Corruption Watch takes Gauteng Department of Education to court over battle for access to information

In Corruption Watch’s annual report, it was revealed that most corruption complaints originate from Gauteng, followed by Free State and KwaZulu-Natal. The organisation received 2 714 reports of corruption in 2014 – an average of seven a day – and of these, 56% were confirmed as corruption in terms of Corruption Watch’s official definition.

Corruption in provincial government was the most reported, with the schools sector the top corruption hotspot for the year. Reports of schools corruption came from all provinces, but mainly from Gauteng, Free State, the Eastern Cape and KwaZulu-Natal. Financial mismanagement, theft of funds and tender corruption topped the list of complaints, and principals, school officials and members of governing bodies were fingered as the main perpetrators.

As part of Corruption Watch’s (CW) approach to combating and preventing corruption, investigations are done on a small number of these reports. In most cases, whistle-blowers are unable to provide much information in their reports because of their inability to access such information.

Therefore as part of CW’s investigations, requests for information held by the Gauteng Department of Education (GDE) on behalf of schools are made in almost all matters.

When it comes to accessing information, CW relies on the Promotion of Access to Information Act and requests information from the GDE’s information officer, Mr Boy Ngobeni, (as the holder of information on behalf of most schools in Gauteng).
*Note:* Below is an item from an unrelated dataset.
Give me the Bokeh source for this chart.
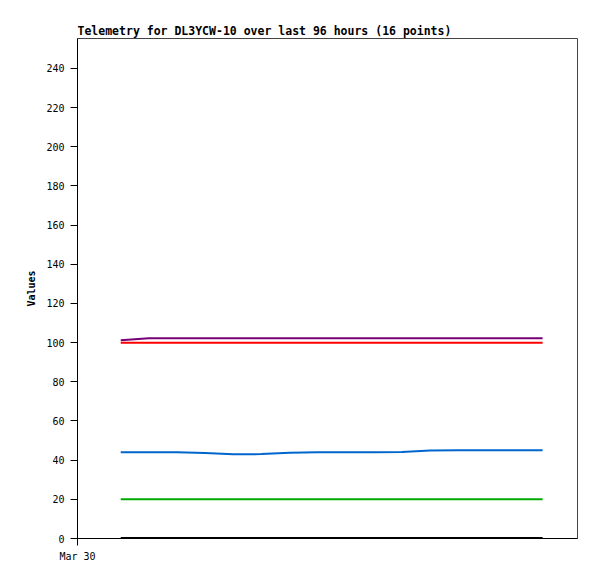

Most requests for information are ignored or rejected on unjustifiable grounds. Often the GDE only acknowledges a request for access to information when CW appeals their failure to respond to an initial request.

Having been frustrated over and over again with a process which should guarantee access to information in terms of section 32 of the Constitution, CW has decided to take the GDE to court over their failure to abide with constitutionally guaranteed processes. Court papers were issued in the North Gauteng High Court on 26 March 2015 and are being served on all parties. Copies of the papers may be accessed here.

Access to information is a key constitutional guarantee and an important part of democratic rule and citizen participation, as has been evidenced in the debates on the Secrecy Bill. We are deeply concerned about the GDE’s response to our requests and hope that this litigation results in better responses and ultimately more completed investigations on the part of CW.